His mother, Susan Sontag was a famous intellectual. But for a woman of uncommon intelligence, her pursuit of truth stopped short of her own mortality—and her grieving son, David Rieff was left to pick up the pieces: “I wanted to write about my mother’s dying in terms of her rejection of death - a war against death - she was a person for whom the notion was intolerable, and she died unreconciled.”
Sontag endured bouts of cancer for decades before an acute form of Leukemia ended her life in 2004. To reconcile his own inner turmoil, Rieff, also an accomplished writer (and his mother’s editor) chronicled his experience of her illness in “Swimming in a Sea of Death: A Son’s Memoir.” On Feb. 5, he appeared for ALOUD LA at Central Library downtown to discuss his new work with L.A. Times columnist Tim Rutten.
Amidst a middle-aged crowd as eccentric as Sontag herself - with their streaks of silver hair, fringed suede jackets and French berets, Rutten announced Rieff would not read from his memoir because it was too painful. It mattered little to the present intelligentsia who just wanted to hear Rieff talk about his mom and then, talk about her themselves.
The colorful crowd could not lift Rieff’s spirits.
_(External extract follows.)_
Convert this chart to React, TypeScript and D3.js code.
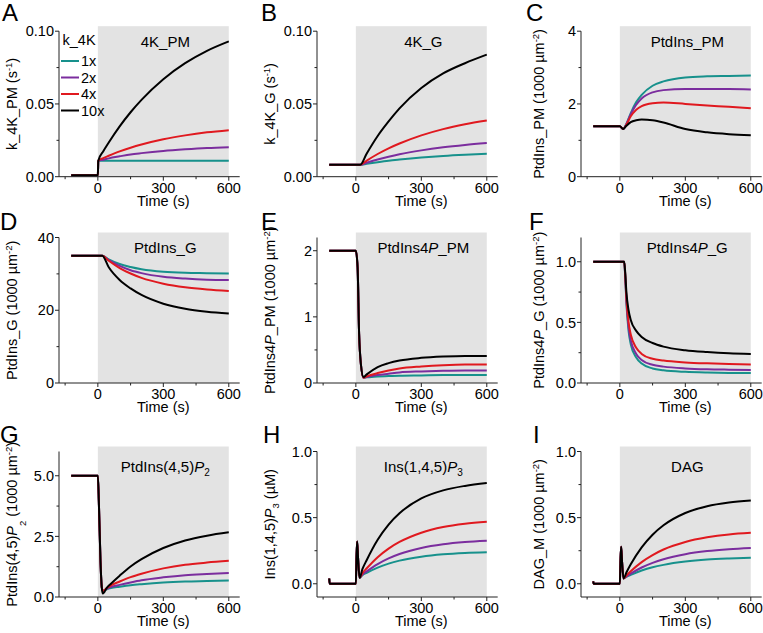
import React from 'react'
import * as d3 from 'd3'

const seriesNames = ['1x', '2x', '4x', '10x']
const colors = ['#17918c', '#7b2d9e', '#e0191f', '#000000']

// A: k_4K_PM (s-1)
const timeA = [-122, 0, 2, 25, 50, 100, 150, 200, 300, 400, 500, 600]
const valuesA = [
  [0.001, 0.001, 0.011, 0.011, 0.011, 0.011, 0.011, 0.011, 0.011, 0.011, 0.011, 0.011],
  [0.001, 0.001, 0.011, 0.0117, 0.0126, 0.014, 0.0153, 0.0162, 0.0177, 0.0188, 0.0197, 0.0203],
  [0.001, 0.001, 0.011, 0.0128, 0.0144, 0.0174, 0.0199, 0.0221, 0.0257, 0.0284, 0.0305, 0.032],
  [0.001, 0.001, 0.011, 0.0175, 0.0235, 0.0346, 0.0443, 0.0528, 0.067, 0.078, 0.0865, 0.093],
]

// B: k_4K_G (s-1)
const timeB = [-122, 20, 50, 100, 150, 200, 300, 400, 500, 600]
const valuesB = [
  [0.0082, 0.0082, 0.0089, 0.01, 0.011, 0.0118, 0.0132, 0.0143, 0.0151, 0.0157],
  [0.0082, 0.0082, 0.0096, 0.0118, 0.0137, 0.0154, 0.0181, 0.0202, 0.0218, 0.0231],
  [0.0082, 0.0082, 0.0111, 0.0156, 0.0195, 0.0228, 0.0284, 0.0327, 0.036, 0.0386],
  [0.0082, 0.0082, 0.016, 0.028, 0.038, 0.047, 0.061, 0.071, 0.078, 0.0839],
]

// C: PtdIns_PM
const timeC = [-122, 0, 15, 30, 50, 75, 100, 150, 200, 300, 400, 500, 600]
const valuesC = [
  [1.385, 1.385, 1.31, 1.45, 1.75, 2.05, 2.25, 2.5, 2.62, 2.73, 2.76, 2.77, 2.78],
  [1.385, 1.385, 1.31, 1.45, 1.72, 1.98, 2.15, 2.32, 2.38, 2.41, 2.41, 2.41, 2.4],
  [1.385, 1.385, 1.31, 1.43, 1.66, 1.84, 1.94, 2.02, 2.04, 2.0, 1.96, 1.92, 1.88],
  [1.385, 1.385, 1.31, 1.4, 1.5, 1.55, 1.57, 1.55, 1.49, 1.31, 1.22, 1.17, 1.14],
]

// D: PtdIns_G
const timeD = [-122, 20, 50, 100, 150, 200, 300, 400, 500, 600]
const valuesD = [
  [35, 35, 34.0, 32.7, 31.9, 31.3, 30.6, 30.3, 30.2, 30.1],
  [35, 35, 33.8, 32.2, 31.0, 30.2, 29.2, 28.7, 28.4, 28.3],
  [35, 35, 33.6, 31.6, 30.1, 28.9, 27.3, 26.3, 25.7, 25.3],
  [35, 35, 31.8, 28.3, 26.0, 24.2, 21.8, 20.4, 19.6, 19.1],
]

// E: PtdIns4P_PM
const timeE = [-122, 0, 8, 15, 23, 35, 50, 100, 150, 200, 300, 400, 500, 600]
const valuesE = [
  [2, 2, 1.75, 0.74, 0.29, 0.08, 0.085, 0.1, 0.105, 0.11, 0.115, 0.12, 0.12, 0.12],
  [2, 2, 1.75, 0.74, 0.29, 0.08, 0.09, 0.12, 0.14, 0.16, 0.175, 0.185, 0.19, 0.19],
  [2, 2, 1.75, 0.74, 0.29, 0.08, 0.1, 0.15, 0.19, 0.22, 0.25, 0.27, 0.28, 0.28],
  [2, 2, 1.75, 0.74, 0.29, 0.09, 0.13, 0.24, 0.3, 0.34, 0.38, 0.4, 0.41, 0.41],
]

// F: PtdIns4P_G
const timeF = [-122, 20, 25, 30, 40, 50, 75, 100, 150, 200, 300, 400, 500, 600]
const valuesF = [
  [1, 1, 0.86, 0.66, 0.43, 0.32, 0.21, 0.16, 0.12, 0.105, 0.092, 0.086, 0.083, 0.082],
  [1, 1, 0.87, 0.68, 0.46, 0.35, 0.24, 0.19, 0.15, 0.135, 0.12, 0.113, 0.11, 0.108],
  [1, 1, 0.88, 0.7, 0.5, 0.4, 0.29, 0.24, 0.2, 0.185, 0.17, 0.162, 0.157, 0.153],
  [1, 1, 0.9, 0.75, 0.6, 0.52, 0.43, 0.38, 0.33, 0.3, 0.27, 0.255, 0.245, 0.24],
]

// G: PtdIns(4,5)P2
const timeG = [-122, 0, 5, 12, 18, 23, 41, 60, 100, 150, 200, 300, 400, 500, 600]
const valuesG = [
  [5, 5, 3.8, 1.5, 0.4, 0.25, 0.32, 0.37, 0.425, 0.486, 0.53, 0.6, 0.64, 0.66, 0.68],
  [5, 5, 3.8, 1.5, 0.4, 0.25, 0.34, 0.41, 0.5, 0.6, 0.69, 0.81, 0.9, 0.95, 0.99],
  [5, 5, 3.8, 1.5, 0.4, 0.25, 0.37, 0.48, 0.64, 0.82, 0.96, 1.18, 1.33, 1.42, 1.49],
  [5, 5, 3.8, 1.5, 0.4, 0.14, 0.38, 0.55, 0.88, 1.26, 1.56, 2.02, 2.33, 2.53, 2.67],
]

// H: Ins(1,4,5)P3
const timeH = [-122, -120, 0, 3, 6, 10, 17, 30, 50, 100, 150, 200, 300, 400, 500, 600]
const valuesH = [
  [0.04, 0, 0, 0.2, 0.32, 0.2, 0.045, 0.065, 0.083, 0.122, 0.152, 0.175, 0.205, 0.223, 0.233, 0.238],
  [0.04, 0, 0, 0.2, 0.32, 0.2, 0.045, 0.07, 0.094, 0.149, 0.192, 0.225, 0.271, 0.299, 0.316, 0.326],
  [0.04, 0, 0, 0.2, 0.32, 0.2, 0.045, 0.08, 0.117, 0.201, 0.266, 0.316, 0.386, 0.429, 0.454, 0.469],
  [0.04, 0, 0, 0.2, 0.32, 0.2, 0.045, 0.11, 0.18, 0.333, 0.448, 0.533, 0.645, 0.706, 0.74, 0.762],
]

// I: DAG_M
const timeI = [-122, -120, 0, 3, 6, 10, 17, 30, 50, 100, 150, 200, 300, 400, 500, 600]
const valuesI = [
  [0.018, 0, 0, 0.18, 0.28, 0.17, 0.04, 0.052, 0.067, 0.1, 0.125, 0.143, 0.168, 0.183, 0.191, 0.196],
  [0.018, 0, 0, 0.18, 0.28, 0.17, 0.04, 0.055, 0.077, 0.123, 0.158, 0.186, 0.224, 0.247, 0.261, 0.27],
  [0.018, 0, 0, 0.18, 0.28, 0.17, 0.04, 0.063, 0.095, 0.164, 0.217, 0.259, 0.316, 0.351, 0.373, 0.385],
  [0.018, 0, 0, 0.18, 0.28, 0.17, 0.04, 0.085, 0.147, 0.275, 0.371, 0.442, 0.535, 0.586, 0.614, 0.63],
]

const xTicks = [0, 300, 600]
const xMinor = [-150, 150, 450]

const FONT = 'Liberation Sans, Arial, Helvetica, sans-serif'
const colLeft = [59, 317, 581]
const rowBottom = [176.7, 383, 597]
const titleY = [47, 252.5, 472]
const letterY = [21, 230, 443]
const labelX = [17, 275, 544]
const axisH = 145.5
const plotW = 180.7

const um = (
  <>
    {' (1000 \u00b5m'}
    <tspan fontSize="9.5" dy="-5">-2</tspan>
    <tspan dy="5">)</tspan>
  </>
)

const panels = [
  {
    id: 'A', lx: 2, row: 0, col: 0, time: timeA, values: valuesA, domain: [0, 0.1],
    ticks: [0, 0.05, 0.1], minor: [0.025, 0.075], fmt: d3.format('.2f'),
    title: <>4K_PM</>,
    label: <>k_4K_PM (s<tspan fontSize="9.5" dy="-5">-1</tspan><tspan dy="5">)</tspan></>,
  },
  {
    id: 'B', lx: 261, row: 0, col: 1, time: timeB, values: valuesB, domain: [0, 0.1],
    ticks: [0, 0.05, 0.1], minor: [0.025, 0.075], fmt: d3.format('.2f'),
    title: <>4K_G</>,
    label: <>k_4K_G (s<tspan fontSize="9.5" dy="-5">-1</tspan><tspan dy="5">)</tspan></>,
  },
  {
    id: 'C', lx: 526, row: 0, col: 2, time: timeC, values: valuesC, domain: [0, 4],
    ticks: [0, 2, 4], minor: [1, 3], fmt: d3.format('d'),
    title: <>PtdIns_PM</>,
    label: <>PtdIns_PM{um}</>,
  },
  {
    id: 'D', lx: 0, row: 1, col: 0, time: timeD, values: valuesD, domain: [0, 40],
    ticks: [0, 20, 40], minor: [10, 30], fmt: d3.format('d'),
    title: <>PtdIns_G</>,
    label: <>PtdIns_G{um}</>,
  },
  {
    id: 'E', lx: 261, row: 1, col: 1, time: timeE, values: valuesE, domain: [0, 2.2],
    ticks: [0, 1, 2], minor: [0.5, 1.5], fmt: d3.format('d'),
    title: <>PtdIns4<tspan fontStyle="italic">P</tspan>_PM</>,
    label: <>PtdIns4<tspan fontStyle="italic">P</tspan>_PM{um}</>,
  },
  {
    id: 'F', lx: 529, row: 1, col: 2, time: timeF, values: valuesF, domain: [0, 1.2],
    ticks: [0, 0.5, 1], minor: [0.25, 0.75], fmt: d3.format('.1f'),
    title: <>PtdIns4<tspan fontStyle="italic">P</tspan>_G</>,
    label: <>PtdIns4<tspan fontStyle="italic">P</tspan>_G{um}</>,
  },
  {
    id: 'G', lx: 0, row: 2, col: 0, time: timeG, values: valuesG, domain: [0, 6],
    ticks: [0, 2.5, 5], minor: [1.25, 3.75], fmt: d3.format('.1f'),
    title: <>PtdIns(4,5)<tspan fontStyle="italic">P</tspan><tspan fontSize="10" dy="4">2</tspan></>,
    label: <>PtdIns(4,5)<tspan fontStyle="italic">P</tspan><tspan fontSize="9.5" dy="9">2</tspan><tspan dy="-9">{'  (1000 \u00b5m'}</tspan><tspan fontSize="9.5" dy="-5">-2</tspan><tspan dy="5">)</tspan></>,
  },
  {
    id: 'H', lx: 263, row: 2, col: 1, time: timeH, values: valuesH, domain: [-0.1, 1],
    ticks: [0, 0.5, 1], minor: [0.25, 0.75], fmt: d3.format('.1f'),
    title: <>Ins(1,4,5)<tspan fontStyle="italic">P</tspan><tspan fontSize="10" dy="4">3</tspan></>,
    label: <>Ins(1,4,5)<tspan fontStyle="italic">P</tspan><tspan fontSize="9.5" dy="4">3</tspan><tspan dy="-4">{' (\u00b5M)'}</tspan></>,
  },
  {
    id: 'I', lx: 533, row: 2, col: 2, time: timeI, values: valuesI, domain: [-0.1, 1],
    ticks: [0, 0.5, 1], minor: [0.25, 0.75], fmt: d3.format('.1f'),
    title: <>DAG</>,
    label: <>DAG_M{um}</>,
  },
]

const Panel = ({p}) => {
  const left = colLeft[p.col]
  const bottom = rowBottom[p.row]
  const top = bottom - axisH
  const x = d3.scaleLinear().domain([-178, 650]).range([left, left + plotW])
  const y = d3.scaleLinear().domain(p.domain).range([bottom, top])
  const line = d3.line().x(d => x(d[0])).y(d => y(d[1])).curve(d3.curveMonotoneX)
  const grayTop = top - 5
  const midX = (x(0) + x(600)) / 2

  return (
    <g fontFamily={FONT}>
      <rect x={x(0)} y={grayTop} width={x(600) - x(0)} height={bottom - grayTop} fill="#e3e3e3"/>
      {p.values.map((vals, i) => (
        <path key={i} d={line(p.time.map((t, j) => [t, vals[j]]))} fill="none"
          stroke={colors[i]} strokeWidth={2}/>
      ))}
      <line x1={left} x2={left} y1={top} y2={bottom} stroke="#222"/>
      <line x1={left} x2={left + plotW} y1={bottom} y2={bottom} stroke="#222"/>
      {p.ticks.map(t => (
        <g key={t}>
          <line x1={left - 4} x2={left} y1={y(t)} y2={y(t)} stroke="#222"/>
          <text x={left - 5} y={y(t)} dy="0.36em" textAnchor="end" fontSize="14.5">{p.fmt(t)}</text>
        </g>
      ))}
      {p.minor.map(t => (
        <line key={t} x1={left - 2.5} x2={left} y1={y(t)} y2={y(t)} stroke="#222"/>
      ))}
      {xTicks.map(t => (
        <g key={t}>
          <line x1={x(t)} x2={x(t)} y1={bottom} y2={bottom + 4} stroke="#222"/>
          <text x={x(t)} y={bottom + 16} textAnchor="middle" fontSize="14.5">{t}</text>
        </g>
      ))}
      {xMinor.map(t => (
        <line key={t} x1={x(t)} x2={x(t)} y1={bottom} y2={bottom + 2.5} stroke="#222"/>
      ))}
      <text x={midX} y={bottom + 29} textAnchor="middle" fontSize="14.5">Time (s)</text>
      <text x={midX + 2} y={titleY[p.row]} textAnchor="middle" fontSize="15">{p.title}</text>
      <text transform={`translate(${labelX[p.col]},${(top + bottom) / 2}) rotate(-90)`}
        textAnchor="middle" fontSize="14.5">{p.label}</text>
      <text x={p.lx} y={letterY[p.row]} fontSize="24">{p.id}</text>
    </g>
  )
}

const Legend = () => {
  const left = colLeft[0] + 2
  const rows = [61, 77.5, 94, 110.5]
  return (
    <g fontFamily={FONT} fontSize="14.5">
      <text x={left + 1.5} y={45}>k_4K</text>
      {seriesNames.map((s, i) => (
        <g key={s}>
          <line x1={left} x2={left + 18} y1={rows[i]} y2={rows[i]} stroke={colors[i]} strokeWidth={2}/>
          <text x={left + 20} y={rows[i]} dy="0.36em">{s}</text>
        </g>
      ))}
    </g>
  )
}

export default function App() {
  return (
    <svg width={763} height={633} style={{position: 'absolute', left: 0, top: 0, background: '#fff'}}>
      {panels.map(p => <Panel key={p.id} p={p}/>)}
      <Legend/>
    </svg>
  )
}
Before a room full of fans, Rieff was transformed from erudite intellectual to vulnerable son. Downtrodden, fidgety and visibly bemused by the probing questions about his mother’s illness and her death, Rieff was even less prepared to talk about her life: “I am not prepared to talk about Annie Leibovitz,” he declared during the Q&A.
Neither would Rieff discuss his relationship with his mother. Instead, the evening was quietly full of remorse: “There was no goodbye,” he said. “She died in inches horribly, but she left as if she died in a plane crash, a car crash - without instructions.” There would be no ‘goodbye,’ no utterance of ‘I love you’ in a certain tone. But that wasn’t the worst of it.
Sontag, “for whom the truth was this sacred center wanted to be told something different,” Rieff said. She refused to speak of death and even after an unsuccessful bone marrow transplant, lived as if she would survive. Her son was conscripted to be her cheerleader: “She needed me to tell her and make arguments for - hope.”
Hope was Sontag’s faith. She possessed an almost diabolical unwillingness to confront glaring certitudes about her death, and in the process precluded her son from preparing to lose a parent. “She really believed she would survive,” Rieff said.
Though she wasn’t religious, her primitive defiance of death, to instead—choose life—reflects that beneath her inconsolability, her instincts were Jewish ones. Among her great legacy, she also leaves behind a disconsolate son, his emptiness lining the pages of a book.